AIM OF THE EXERCISE >> Begin with the first line of the material and write out each line exactly, ending with the line that contains "const targetY = [211.5, 218.3, 197.8];". Pictures are not part of the copy.

PROVIDED DATA >>

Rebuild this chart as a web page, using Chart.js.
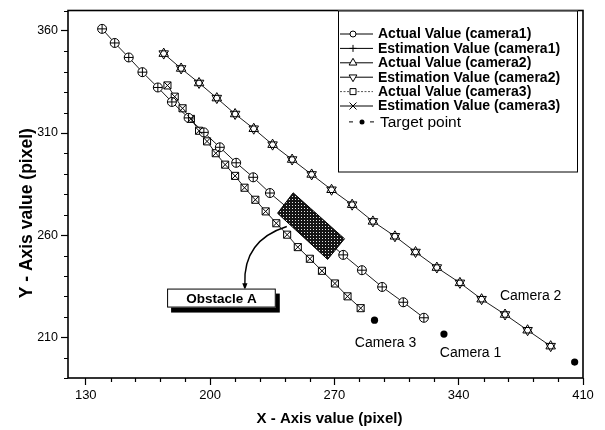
<!DOCTYPE html>
<html>
<head>
<meta charset="utf-8">
<style>
  html, body { margin: 0; padding: 0; background: #fff; }
  #wrap { width: 605px; height: 430px; }
</style>
<script src="https://cdn.jsdelivr.net/npm/chart.js@4.4.0/dist/chart.umd.min.js"></script>
</head>
<body>
<div id="wrap"><canvas id="c" width="605" height="430"></canvas></div>
<script>
// ---- Data (image-plane coordinates, pixels) ----
const cam1X = [139.2, 146.3, 154.2, 161.9, 170.6, 178.5, 187.9, 196.5, 205.5, 214.7, 224.3, 233.7, 275.0, 285.5, 296.9, 308.8, 320.4];
const cam1Y = [361.0, 354.1, 347.0, 339.8, 332.3, 325.2, 317.4, 310.3, 303.0, 295.4, 288.3, 280.6, 250.3, 242.8, 234.6, 227.1, 219.5];
const est1X = [139.2, 146.3, 154.2, 161.9, 170.6, 178.5, 187.9, 196.5, 205.5, 214.7, 224.3, 233.7, 275.0, 285.5, 296.9, 308.8, 320.4];
const est1Y = [361.0, 354.1, 347.0, 339.8, 332.3, 325.2, 317.4, 310.3, 303.0, 295.4, 288.3, 280.6, 250.3, 242.8, 234.6, 227.1, 219.5];

const cam2X = [173.9, 183.7, 193.8, 203.8, 214.1, 224.6, 235.2, 246.2, 257.2, 268.4, 280.0, 291.7, 304.1, 315.7, 327.7, 340.7, 352.9, 366.1, 378.8, 391.8];
const cam2Y = [348.9, 341.6, 334.5, 327.1, 319.3, 312.1, 304.3, 297.0, 289.7, 282.2, 274.9, 266.7, 259.4, 251.7, 244.1, 236.6, 228.6, 221.1, 213.4, 205.6];
const est2X = [173.9, 183.7, 193.8, 203.8, 214.1, 224.6, 235.2, 246.2, 257.2, 268.4, 280.0, 291.7, 304.1, 315.7, 327.7, 340.7, 352.9, 366.1, 378.8, 391.8];
const est2Y = [348.9, 341.6, 334.5, 327.1, 319.3, 312.1, 304.3, 297.0, 289.7, 282.2, 274.9, 266.7, 259.4, 251.7, 244.1, 236.6, 228.6, 221.1, 213.4, 205.6];

const cam3X = [176.0, 180.1, 184.5, 189.2, 193.8, 198.3, 203.2, 208.5, 214.1, 219.4, 225.5, 231.3, 237.3, 243.4, 249.4, 256.2, 263.0, 270.3, 277.4, 284.8];
const cam3Y = [333.3, 327.8, 322.1, 316.9, 311.1, 305.9, 300.1, 294.5, 289.0, 283.2, 277.3, 271.6, 265.8, 260.2, 254.1, 248.4, 242.5, 236.3, 230.0, 224.2];
const est3X = [176.0, 180.1, 184.5, 189.2, 193.8, 198.3, 203.2, 208.5, 214.1, 219.4, 225.5, 231.3, 237.3, 243.4, 249.4, 256.2, 263.0, 270.3, 277.4, 284.8];
const est3Y = [333.3, 327.8, 322.1, 316.9, 311.1, 305.9, 300.1, 294.5, 289.0, 283.2, 277.3, 271.6, 265.8, 260.2, 254.1, 248.4, 242.5, 236.3, 230.0, 224.2];

const targetX = [331.7, 292.6, 405.3];
const targetY = [211.5, 218.3, 197.8];

// Axis ranges and tick labels
const xRange = [120, 410];
const yRange = [190, 370];
const xTickLabels = [130, 200, 270, 340, 410];
const yTickLabels = [210, 260, 310, 360];
const xMinorStep = 14;
const yMinorStep = 10;

// Annotations (in axis units)
const cameraLabels = [
  { text: 'Camera 2', x: 363.2, y: 230.0 },
  { text: 'Camera 3', x: 281.5, y: 207.3 },
  { text: 'Camera 1', x: 329.4, y: 202.2 }
];
const obstacleCorners = [[246.8, 280.7], [275.7, 258.2], [266.2, 248.1], [238.0, 270.7]];
const obstacleArrow = { start: [243.2, 264.2], control: [218.5, 257.4], tip: [219.6, 233.5] };
const obstacleBox = { text: 'Obstacle A', x0: 175.8, y0: 233.8, x1: 237.0, y1: 224.5 };

const FONT = "'Liberation Sans', Arial, Helvetica, sans-serif";
const pts = (xs, ys) => xs.map((v, i) => ({ x: v, y: ys[i] }));

// ---- Marker drawing shared by the legend ----
function drawMarker(ctx, style, px, py, r, rot) {
  ctx.save();
  ctx.translate(px, py);
  if (rot) ctx.rotate(rot * Math.PI / 180);
  ctx.beginPath();
  if (style === 'circle') {
    ctx.arc(0, 0, r, 0, Math.PI * 2);
    ctx.fillStyle = '#fff'; ctx.fill(); ctx.stroke();
  } else if (style === 'cross') {
    ctx.moveTo(-r, 0); ctx.lineTo(r, 0); ctx.moveTo(0, -r); ctx.lineTo(0, r); ctx.stroke();
  } else if (style === 'crossRot') {
    ctx.moveTo(-r, -r); ctx.lineTo(r, r); ctx.moveTo(r, -r); ctx.lineTo(-r, r); ctx.stroke();
  } else if (style === 'triangle') {
    ctx.moveTo(0, -r); ctx.lineTo(r * 0.866, r * 0.5); ctx.lineTo(-r * 0.866, r * 0.5); ctx.closePath();
    ctx.fillStyle = '#fff'; ctx.fill(); ctx.stroke();
  } else if (style === 'rect') {
    ctx.rect(-r, -r, 2 * r, 2 * r); ctx.fillStyle = '#fff'; ctx.fill(); ctx.stroke();
  } else if (style === 'dot') {
    ctx.arc(0, 0, r, 0, Math.PI * 2); ctx.fillStyle = '#000'; ctx.fill();
  }
  ctx.restore();
}

function hatchPattern(ctx) {
  const t = document.createElement('canvas');
  t.width = 3; t.height = 3;
  const g = t.getContext('2d');
  g.fillStyle = '#151515'; g.fillRect(0, 0, 3, 3);
  g.fillStyle = '#e8e8e8'; g.fillRect(1, 1, 1, 1);
  return ctx.createPattern(t, 'repeat');
}

const isMajor = (list, v) => list.some(m => Math.abs(m - v) < 1e-6);

// ---- Plugin: frame, minor ticks, axis titles, annotations, legend ----
const decor = {
  id: 'decor',
  afterDatasetsDraw(chart) {
    const { ctx, scales: { x, y } } = chart;
    const P = (vx, vy) => [x.getPixelForValue(vx), y.getPixelForValue(vy)];
    ctx.save();
    ctx.strokeStyle = '#000';

    // obstacle block
    ctx.beginPath();
    obstacleCorners.forEach(([vx, vy], i) => {
      const [px, py] = P(vx, vy);
      if (i) ctx.lineTo(px, py); else ctx.moveTo(px, py);
    });
    ctx.closePath();
    ctx.fillStyle = hatchPattern(ctx);
    ctx.fill();
    ctx.lineWidth = 1;
    ctx.stroke();

    // curved arrow to the label
    const [sx, sy] = P(...obstacleArrow.start);
    const [cx, cy] = P(...obstacleArrow.control);
    const [tx, ty] = P(...obstacleArrow.tip);
    ctx.beginPath();
    ctx.moveTo(sx, sy);
    ctx.quadraticCurveTo(cx, cy, tx, ty - 5);
    ctx.lineWidth = 1.4;
    ctx.stroke();
    ctx.beginPath();
    ctx.moveTo(tx - 2.6, ty - 6);
    ctx.lineTo(tx + 2.6, ty - 6);
    ctx.lineTo(tx, ty + 1);
    ctx.closePath();
    ctx.fillStyle = '#000';
    ctx.fill();

    // label box with drop shadow
    const [bx0, by0] = P(obstacleBox.x0, obstacleBox.y0);
    const [bx1, by1] = P(obstacleBox.x1, obstacleBox.y1);
    ctx.fillStyle = '#000';
    ctx.fillRect(bx0 + 4, by0 + 5, bx1 - bx0, by1 - by0);
    ctx.fillStyle = '#fff';
    ctx.fillRect(bx0, by0, bx1 - bx0, by1 - by0);
    ctx.lineWidth = 1;
    ctx.strokeRect(bx0 + 0.5, by0 + 0.5, bx1 - bx0 - 1, by1 - by0 - 1);
    ctx.fillStyle = '#000';
    ctx.font = 'bold 13.5px ' + FONT;
    ctx.textAlign = 'center';
    ctx.textBaseline = 'middle';
    ctx.fillText(obstacleBox.text, (bx0 + bx1) / 2, (by0 + by1) / 2 + 1);

    // camera labels
    ctx.font = '14px ' + FONT;
    ctx.textAlign = 'left';
    cameraLabels.forEach(l => {
      const [px, py] = P(l.x, l.y);
      ctx.fillText(l.text, px, py);
    });
    ctx.restore();
  },
  afterDraw(chart) {
    const { ctx, chartArea: a, scales: { x, y } } = chart;
    ctx.save();
    ctx.strokeStyle = '#000';

    // frame
    ctx.lineWidth = 1.6;
    ctx.strokeRect(a.left, a.top, a.right - a.left, a.bottom - a.top);

    // minor ticks
    ctx.lineWidth = 1.2;
    ctx.beginPath();
    x.ticks.forEach(t => {
      if (isMajor(xTickLabels, t.value)) return;
      const px = Math.round(x.getPixelForValue(t.value)) + 0.5;
      ctx.moveTo(px, a.bottom); ctx.lineTo(px, a.bottom + 4);
    });
    y.ticks.forEach(t => {
      if (isMajor(yTickLabels, t.value)) return;
      const py = Math.round(y.getPixelForValue(t.value)) + 0.5;
      ctx.moveTo(a.left, py); ctx.lineTo(a.left - 4, py);
    });
    ctx.stroke();

    // axis titles
    ctx.fillStyle = '#000';
    ctx.textAlign = 'center';
    ctx.textBaseline = 'alphabetic';
    ctx.font = 'bold 15px ' + FONT;
    ctx.fillText('X - Axis value (pixel)', (a.left + a.right) / 2 + 4, a.bottom + 45);
    ctx.save();
    ctx.translate(a.left - 36, (a.top + a.bottom) / 2 + 19);
    ctx.rotate(-Math.PI / 2);
    ctx.font = 'bold 17.5px ' + FONT;
    ctx.fillText('Y - Axis value (pixel)', 0, 0);
    ctx.restore();

    // legend
    const L = a.right - 245, T = a.top, R = a.right - 5, B = a.top + 162;
    ctx.fillStyle = '#fff';
    ctx.fillRect(L, T, R - L, B - T);
    ctx.lineWidth = 1;
    ctx.strokeRect(L + 0.5, T + 0.5, R - L - 1, B - T - 1);
    const rows = chart.data.datasets.map(d => d.legendStyle);
    rows.forEach((s, i) => {
      const ry = T + 23.5 + i * 14.4 + (i === 6 ? 1.5 : 0);
      ctx.strokeStyle = s.lineColor;
      ctx.lineWidth = 1;
      ctx.setLineDash(s.dash);
      ctx.beginPath();
      if (s.marker === 'dot') {
        ctx.moveTo(L + 11, ry); ctx.lineTo(L + 15, ry);
        ctx.moveTo(L + 32, ry); ctx.lineTo(L + 36, ry);
      } else {
        ctx.moveTo(L + 2, ry); ctx.lineTo(L + 35, ry);
      }
      ctx.stroke();
      ctx.setLineDash([]);
      ctx.strokeStyle = '#000';
      drawMarker(ctx, s.marker, L + (s.marker === 'dot' ? 24 : 15), ry, s.size, s.rot);
      ctx.fillStyle = '#000';
      ctx.textAlign = 'left';
      ctx.textBaseline = 'middle';
      ctx.font = s.bold ? 'bold 14px ' + FONT : '15.5px ' + FONT;
      ctx.fillText(chart.data.datasets[i].label, L + (s.marker === 'dot' ? 42 : 40), ry + 0.5);
    });
    ctx.restore();
  }
};

// ---- Chart ----
const lineColor = '#000';
const actual = (label, xs, ys, style, r, legendStyle, dash) => ({
  label, data: pts(xs, ys), showLine: true,
  borderColor: lineColor, borderWidth: 0.9, borderDash: dash || [],
  pointStyle: style, pointRadius: r, pointHoverRadius: r,
  pointBackgroundColor: '#fff', pointBorderColor: '#000', pointBorderWidth: 1,
  order: 2, legendStyle
});
const estimate = (label, xs, ys, style, r, rot, legendStyle) => ({
  label, data: pts(xs, ys), showLine: false,
  pointStyle: style, pointRadius: r, pointHoverRadius: r, pointRotation: rot || 0,
  pointBackgroundColor: 'rgba(0,0,0,0)', pointBorderColor: '#000', pointBorderWidth: 1,
  borderColor: '#000', order: 1, legendStyle
});

new Chart(document.getElementById('c'), {
  type: 'scatter',
  data: {
    datasets: [
      actual('Actual Value (camera1)', cam1X, cam1Y, 'circle', 4.5,
        { marker: 'circle', size: 3, bold: true, dash: [], lineColor: '#000' }),
      estimate('Estimation Value (camera1)', est1X, est1Y, 'cross', 4.5, 0,
        { marker: 'cross', size: 3.5, bold: true, dash: [], lineColor: '#000' }),
      actual('Actual Value (camera2)', cam2X, cam2Y, 'triangle', 5.5,
        { marker: 'triangle', size: 4.5, bold: true, dash: [], lineColor: '#000' }),
      estimate('Estimation Value (camera2)', est2X, est2Y, 'triangle', 5.5, 180,
        { marker: 'triangle', size: 4.5, rot: 180, bold: true, dash: [], lineColor: '#000' }),
      actual('Actual Value (camera3)', cam3X, cam3Y, 'rect', 5,
        { marker: 'rect', size: 3, bold: true, dash: [2, 1.5], lineColor: '#555' }),
      estimate('Estimation Value (camera3)', est3X, est3Y, 'crossRot', 5, 0,
        { marker: 'crossRot', size: 3.5, bold: true, dash: [], lineColor: '#000' }),
      {
        label: 'Target point', data: pts(targetX, targetY), showLine: false,
        pointStyle: 'circle', pointRadius: 3.6, pointHoverRadius: 3.6,
        pointBackgroundColor: '#000', pointBorderColor: '#000', pointBorderWidth: 0,
        order: 0,
        legendStyle: { marker: 'dot', size: 2.5, bold: false, dash: [], lineColor: '#000' }
      }
    ]
  },
  options: {
    responsive: false,
    animation: false,
    devicePixelRatio: 1,
    layout: { padding: { left: 0, right: 22, top: 10, bottom: 0 } },
    plugins: { legend: { display: false }, tooltip: { enabled: false } },
    scales: {
      x: {
        type: 'linear', min: xRange[0], max: xRange[1],
        afterBuildTicks(s) {
          const t = [];
          for (let v = xTickLabels[0]; v <= xRange[1] + 1e-6; v += xMinorStep) t.push({ value: v });
          s.ticks = t;
        },
        afterFit(s) { s.height = 52; },
        border: { display: false },
        grid: {
          drawOnChartArea: false, drawTicks: true, tickLength: 7, tickWidth: 1.2,
          tickColor: c => isMajor(xTickLabels, c.tick.value) ? '#000' : 'rgba(0,0,0,0)'
        },
        ticks: {
          autoSkip: false, maxRotation: 0, padding: 3, color: '#000',
          font: { family: FONT, size: 13 },
          callback: v => isMajor(xTickLabels, v) ? String(v) : ''
        }
      },
      y: {
        type: 'linear', min: yRange[0], max: yRange[1],
        afterBuildTicks(s) {
          const t = [];
          for (let v = yRange[0]; v <= yRange[1] + 1e-6; v += yMinorStep) t.push({ value: v });
          s.ticks = t;
        },
        afterFit(s) { s.width = 68; },
        border: { display: false },
        grid: {
          drawOnChartArea: false, drawTicks: true, tickLength: 7, tickWidth: 1.2,
          tickColor: c => isMajor(yTickLabels, c.tick.value) ? '#000' : 'rgba(0,0,0,0)'
        },
        ticks: {
          autoSkip: false, padding: 3, color: '#000',
          font: { family: FONT, size: 12.5 },
          callback: v => isMajor(yTickLabels, v) ? String(v) : ''
        }
      }
    }
  },
  plugins: [decor]
});
</script>
</body>
</html>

REPLY >>
Rebuild this chart as a web page, using Chart.js.
<!DOCTYPE html>
<html>
<head>
<meta charset="utf-8">
<style>
  html, body { margin: 0; padding: 0; background: #fff; }
  #wrap { width: 605px; height: 430px; }
</style>
<script src="https://cdn.jsdelivr.net/npm/chart.js@4.4.0/dist/chart.umd.min.js"></script>
</head>
<body>
<div id="wrap"><canvas id="c" width="605" height="430"></canvas></div>
<script>
// ---- Data (image-plane coordinates, pixels) ----
const cam1X = [139.2, 146.3, 154.2, 161.9, 170.6, 178.5, 187.9, 196.5, 205.5, 214.7, 224.3, 233.7, 275.0, 285.5, 296.9, 308.8, 320.4];
const cam1Y = [361.0, 354.1, 347.0, 339.8, 332.3, 325.2, 317.4, 310.3, 303.0, 295.4, 288.3, 280.6, 250.3, 242.8, 234.6, 227.1, 219.5];
const est1X = [139.2, 146.3, 154.2, 161.9, 170.6, 178.5, 187.9, 196.5, 205.5, 214.7, 224.3, 233.7, 275.0, 285.5, 296.9, 308.8, 320.4];
const est1Y = [361.0, 354.1, 347.0, 339.8, 332.3, 325.2, 317.4, 310.3, 303.0, 295.4, 288.3, 280.6, 250.3, 242.8, 234.6, 227.1, 219.5];

const cam2X = [173.9, 183.7, 193.8, 203.8, 214.1, 224.6, 235.2, 246.2, 257.2, 268.4, 280.0, 291.7, 304.1, 315.7, 327.7, 340.7, 352.9, 366.1, 378.8, 391.8];
const cam2Y = [348.9, 341.6, 334.5, 327.1, 319.3, 312.1, 304.3, 297.0, 289.7, 282.2, 274.9, 266.7, 259.4, 251.7, 244.1, 236.6, 228.6, 221.1, 213.4, 205.6];
const est2X = [173.9, 183.7, 193.8, 203.8, 214.1, 224.6, 235.2, 246.2, 257.2, 268.4, 280.0, 291.7, 304.1, 315.7, 327.7, 340.7, 352.9, 366.1, 378.8, 391.8];
const est2Y = [348.9, 341.6, 334.5, 327.1, 319.3, 312.1, 304.3, 297.0, 289.7, 282.2, 274.9, 266.7, 259.4, 251.7, 244.1, 236.6, 228.6, 221.1, 213.4, 205.6];

const cam3X = [176.0, 180.1, 184.5, 189.2, 193.8, 198.3, 203.2, 208.5, 214.1, 219.4, 225.5, 231.3, 237.3, 243.4, 249.4, 256.2, 263.0, 270.3, 277.4, 284.8];
const cam3Y = [333.3, 327.8, 322.1, 316.9, 311.1, 305.9, 300.1, 294.5, 289.0, 283.2, 277.3, 271.6, 265.8, 260.2, 254.1, 248.4, 242.5, 236.3, 230.0, 224.2];
const est3X = [176.0, 180.1, 184.5, 189.2, 193.8, 198.3, 203.2, 208.5, 214.1, 219.4, 225.5, 231.3, 237.3, 243.4, 249.4, 256.2, 263.0, 270.3, 277.4, 284.8];
const est3Y = [333.3, 327.8, 322.1, 316.9, 311.1, 305.9, 300.1, 294.5, 289.0, 283.2, 277.3, 271.6, 265.8, 260.2, 254.1, 248.4, 242.5, 236.3, 230.0, 224.2];

const targetX = [331.7, 292.6, 405.3];
const targetY = [211.5, 218.3, 197.8];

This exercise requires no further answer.